BELLEVILLE, IL (KTVI-FOX2now.com) - Shocked. Appalled. Those are just some the words people in Belleville, Illinois, are using in reaction to video of two high school students brutally beating a third on a school bus Monday morning. Now more light is being shed on just what happened. D'Vante Lott, 16, was on the bus headed to Belleville West High School when the fight broke out. Lott says it began with the unidentified victim looking for a seat on the bus. At least twice, students refused to let the 17 year old sit down with them, something Lott says has happened before. Lott says the teen finally knocked another student's book bag onto the floor of the bus, and that student attacked.

"I guess cuz he threw his book bag on the ground. I guess he just thought it was disrespectful," Lott says. "He didn't pick it up, then he got punched like 12 times. The first four or five hits, everybody was just in shock and didn't nobody know what to do."
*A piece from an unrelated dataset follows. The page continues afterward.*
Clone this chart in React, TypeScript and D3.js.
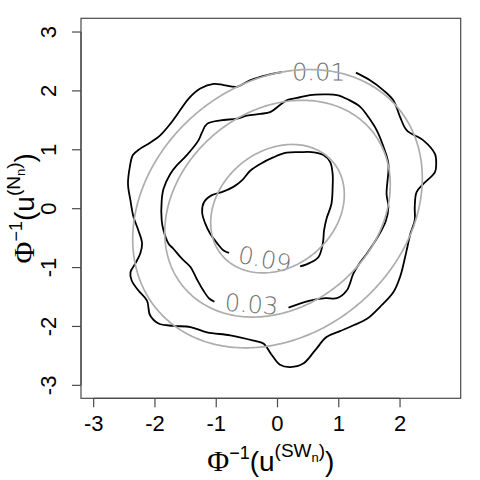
import React from "react";
import * as d3 from "d3";

// ---- data ----
const X_TICKS = [-3, -2, -1, 0, 1, 2];
const Y_TICKS = [-3, -2, -1, 0, 1, 2, 3];
const CONTOUR_LABELS = ["0.01", "0.03", "0.09"];
const THEORY_LEVELS = [0.01, 0.03, 0.09];
const THEORY_RHO = 0.22;

// empirical contour at level 0.01 (black, open at its label)
const EMP_001: [number, number][] = [
  [1.28, 2.31], [1.51, 2.18], [1.73, 2.01], [1.89, 1.84], [2.0, 1.56], [2.11, 1.33],
  [2.38, 1.16], [2.57, 0.93], [2.59, 0.76], [2.57, 0.62], [2.38, 0.42], [2.27, 0.28],
  [2.24, 0.03], [2.24, -0.2], [2.17, -0.42], [2.12, -0.65], [2.07, -0.88], [2.0, -1.16],
  [1.89, -1.42], [1.67, -1.67], [1.46, -1.87], [1.24, -1.98], [1.02, -2.08], [0.8, -2.18],
  [0.61, -2.41], [0.42, -2.63], [0.21, -2.69], [0.04, -2.65], [-0.09, -2.49], [-0.23, -2.29],
  [-0.39, -2.24], [-0.77, -2.15], [-1.15, -2.1], [-1.42, -2.01], [-1.7, -1.99], [-1.94, -1.95],
  [-2.08, -1.81], [-2.13, -1.56], [-2.27, -1.39], [-2.38, -1.22], [-2.4, -1.08], [-2.32, -0.93],
  [-2.24, -0.76], [-2.21, -0.59], [-2.27, -0.37], [-2.35, -0.14], [-2.4, 0.14], [-2.44, 0.42],
  [-2.41, 0.71], [-2.36, 0.91], [-2.24, 1.02], [-2.08, 1.12], [-1.91, 1.25], [-1.75, 1.44],
  [-1.59, 1.67], [-1.45, 1.87], [-1.26, 2.04], [-1.04, 2.12], [-0.88, 2.1], [-0.66, 2.07],
  [-0.45, 2.18], [-0.17, 2.27], [0.07, 2.32],
];

// empirical contour at level 0.03
const EMP_003: [number, number][] = [
  [0.18, -1.68], [0.53, -1.56], [0.78, -1.52], [0.97, -1.52], [1.13, -1.39], [1.24, -1.1],
  [1.35, -0.91], [1.46, -0.76], [1.67, -0.42], [1.77, -0.2], [1.81, 0.03], [1.78, 0.25],
  [1.81, 0.76], [1.73, 1.05], [1.62, 1.33], [1.48, 1.56], [1.35, 1.73], [1.16, 1.85],
  [0.97, 1.93], [0.75, 1.94], [0.53, 1.93], [0.32, 1.88], [0.15, 1.84], [0.04, 1.76],
  [-0.12, 1.64], [-0.28, 1.61], [-0.5, 1.58], [-0.66, 1.53], [-0.93, 1.5], [-1.15, 1.44],
  [-1.23, 1.3], [-1.29, 1.16], [-1.48, 0.91], [-1.64, 0.74], [-1.75, 0.59], [-1.86, 0.34],
  [-1.89, 0.14], [-1.89, -0.2], [-1.86, -0.37], [-1.78, -0.59], [-1.7, -0.68], [-1.56, -0.85],
  [-1.42, -0.99], [-1.32, -1.19], [-1.21, -1.39], [-1.11, -1.53], [-1.03, -1.58],
];

// empirical contour at level 0.09
const EMP_009: [number, number][] = [
  [0.37, -0.98], [0.53, -0.92], [0.67, -0.82], [0.74, -0.59], [0.76, -0.37], [0.8, -0.17],
  [0.88, 0.08], [0.9, 0.37], [0.9, 0.59], [0.86, 0.79], [0.75, 0.91], [0.56, 0.96],
  [0.37, 0.96], [0.15, 0.95], [-0.07, 0.87], [-0.28, 0.76], [-0.45, 0.64], [-0.58, 0.48],
  [-0.72, 0.37], [-0.91, 0.28], [-1.07, 0.23], [-1.2, 0.11], [-1.23, -0.06], [-1.18, -0.25],
  [-1.1, -0.42], [-0.99, -0.58], [-0.88, -0.71], [-0.79, -0.75],
];

const EMPIRICAL = [EMP_001, EMP_003, EMP_009];

// ---- layout ----
const W = 480, H = 480;
const L = 81, R = 460.7, T = 18.3, B = 398.3;
const X_DOMAIN: [number, number] = [-3.207, 2.99];
const Y_DOMAIN: [number, number] = [-3.22, 3.233];

export default function App() {
  const xs = d3.scaleLinear().domain(X_DOMAIN).range([L, R]);
  const ys = d3.scaleLinear().domain(Y_DOMAIN).range([B, T]);

  const line = d3
    .line<[number, number]>()
    .x((d) => xs(d[0]))
    .y((d) => ys(d[1]))
    .curve(d3.curveCatmullRom.alpha(0.5));

  // theoretical (normal) contours via d3.contours
  const g0 = -4, step = 0.04, n = 201;
  const vals = new Array(n * n);
  const k = 1 / (2 * Math.PI * Math.sqrt(1 - THEORY_RHO * THEORY_RHO));
  for (let j = 0; j < n; j++) {
    for (let i = 0; i < n; i++) {
      const x = g0 + i * step, y = g0 + j * step;
      const q = (x * x - 2 * THEORY_RHO * x * y + y * y) / (1 - THEORY_RHO * THEORY_RHO);
      vals[j * n + i] = k * Math.exp(-q / 2);
    }
  }
  const cont = d3.contours().size([n, n]).thresholds(THEORY_LEVELS)(vals);
  const ring = d3
    .line<[number, number]>()
    .x((p) => xs(g0 + (p[0] - 0.5) * step))
    .y((p) => ys(g0 + (p[1] - 0.5) * step))
    .curve(d3.curveLinearClosed);
  const grayPaths: string[] = [];
  cont.forEach((c) =>
    c.coordinates.forEach((poly) => poly.forEach((r) => grayPaths.push(ring(r as any) || "")))
  );

  const labels = EMPIRICAL.map((pts, i) => {
    const a = pts[pts.length - 1], b = pts[0];
    const x1 = xs(a[0]), y1 = ys(a[1]), x2 = xs(b[0]), y2 = ys(b[1]);
    let ang = (Math.atan2(y2 - y1, x2 - x1) * 180) / Math.PI;
    if (ang > 90) ang -= 180;
    if (ang < -90) ang += 180;
    return { x: (x1 + x2) / 2, y: (y1 + y2) / 2, ang, text: CONTOUR_LABELS[i] };
  });

  const sans = "'Liberation Sans', Arial, Helvetica, sans-serif";

  return (
    <svg width={W} height={H} style={{ position: "absolute", left: 0, top: 0 }}>
      <rect x={0} y={0} width={W} height={H} fill="#fff" />
      <defs>
        <clipPath id="plotclip">
          <rect x={L} y={T} width={R - L} height={B - T} />
        </clipPath>
      </defs>
      <g clipPath="url(#plotclip)">
        {EMPIRICAL.map((pts, i) => (
          <path key={i} d={line(pts) || ""} fill="none" stroke="#000" strokeWidth={1.8} />
        ))}
        {labels.map((l, i) => (
          <text
            key={i}
            x={l.x}
            y={l.y}
            transform={`rotate(${l.ang} ${l.x} ${l.y})`}
            textAnchor="middle"
            dominantBaseline="central"
            fontFamily="'DejaVu Sans', sans-serif"
            fontWeight={200}
            fontSize={24}
            fill="#707070"
          >
            {l.text}
          </text>
        ))}
        {grayPaths.map((d, i) => (
          <path key={i} d={d} fill="none" stroke="#adadad" strokeWidth={1.7} />
        ))}
      </g>
      <rect x={L} y={T} width={R - L} height={B - T} fill="none" stroke="#4a4a4a" strokeWidth={1.2} />
      {/* x axis */}
      <line x1={xs(X_TICKS[0])} x2={xs(X_TICKS[X_TICKS.length - 1])} y1={B} y2={B} stroke="#4a4a4a" strokeWidth={1.2} />
      {X_TICKS.map((t) => (
        <g key={t}>
          <line x1={xs(t)} x2={xs(t)} y1={B} y2={B + 9} stroke="#4a4a4a" strokeWidth={1.2} />
          <text x={xs(t)} y={B + 33} textAnchor="middle" fontFamily={sans} fontSize={22} fill="#000">
            {t}
          </text>
        </g>
      ))}
      {/* y axis */}
      <line x1={L} x2={L} y1={ys(Y_TICKS[0])} y2={ys(Y_TICKS[Y_TICKS.length - 1])} stroke="#4a4a4a" strokeWidth={1.2} />
      {Y_TICKS.map((t) => (
        <g key={t}>
          <line x1={L} x2={L - 9} y1={ys(t)} y2={ys(t)} stroke="#4a4a4a" strokeWidth={1.2} />
          <text
            x={56}
            y={ys(t)}
            transform={`rotate(-90 56 ${ys(t)})`}
            textAnchor="middle"
            fontFamily={sans}
            fontSize={22}
            fill="#000"
          >
            {t}
          </text>
        </g>
      ))}
      {/* x title */}
      <text x={(L + R) / 2} y={471} textAnchor="middle" fontFamily={sans} fontSize={28} fill="#000">
        <tspan fontFamily="'Liberation Serif', serif" fontSize={30}>Φ</tspan>
        <tspan fontSize={18} dy={-12}>−1</tspan>
        <tspan dy={12}>(u</tspan>
        <tspan fontSize={19} dy={-14}>(SW</tspan>
        <tspan fontSize={13} dy={5}>n</tspan>
        <tspan fontSize={19} dy={-5}>)</tspan>
        <tspan dy={14}>)</tspan>
      </text>
      {/* y title */}
      <text
        x={34}
        y={(T + B) / 2}
        transform={`rotate(-90 34 ${(T + B) / 2})`}
        textAnchor="middle"
        fontFamily={sans}
        fontSize={28}
        fill="#000"
      >
        <tspan fontFamily="'Liberation Serif', serif" fontSize={30}>Φ</tspan>
        <tspan fontSize={18} dy={-12}>−1</tspan>
        <tspan dy={12}>(u</tspan>
        <tspan fontSize={19} dy={-14}>(N</tspan>
        <tspan fontSize={13} dy={5}>n</tspan>
        <tspan fontSize={19} dy={-5}>)</tspan>
        <tspan dy={14}>)</tspan>
      </text>
    </svg>
  );
}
Lott was among a group of students who gathered around to watch the fight, and were seen laughing. He says that's why he was one of three witnesses to the fight that were suspended in addition to the attackers.

Asked why he laughed, he had this response, "Every kid laughs in a high school will laugh. If you see a fight every kid will laugh. Any fight you see we always laugh, it's like adrenaline we just laugh."

Lott's mother, Shenico Greer, says she was appalled by the video, and has already given her son a talking to about laughing at the fight, but she doesn't think his actions merit a five day suspension from school, "He was suspended, according to the principal, for laughing, but clearly everybody saw the video. Everybody on that bus mostly was laughing and standing up."

She says she fully supports expulsion of the two students who started the fight, something she says she's told by school officials is happening.

There were suggestions by a Belleville Police Captain that there was a racial undertone to the fight between the white victim and two African-American attackers. But Lott says that's not the case, "I don't think it's like that, not at all," he contends. "I 'm cool with a lot of white people at this school and I'm black. I don't think it's nothing like that."

Belleville Superintendent Dr. Greg Moats says he's hopeful there was no racial element. This is, after all, a big high school he points out, "Any time you have 2,400 students in one place, you're going to have tension, and it's between all students and all factions."

Among his largest concerns are the actions of the school bus driver. There were two attacks over a period of several minutes, yet the bus driver never stopped or intervened, "Any adult who sees any activity on or off campus, we would hope that they would put a stop to it."

A spokesperson for First Student, the bus company, says the driver followed their procedures. He radioed the incident to dispatch and stopped the bus at the first safe location, according to Maureen Richmond, speaking by phone from headquarters in Cincinnati.

Pressed on the lengthy period of time the driver was supposedly unable to find a safe stopping point, Richmond conceded an investigation is being conducted, and they won't have all the answers until it's complete. The driver, who she wouldn't identify, has been taken off the road until then.

Meanwhile, back in Belleville, Dr. Moats is anxious to see that report. He says he can't imagine anything in it will satisfy him.

"I can't think of anything that would make me feel better about this," he says.

Belleville police anticipated pressing charges, but the State's Attorney's Office says, as of Tuesday, the case had not yet been presented to them.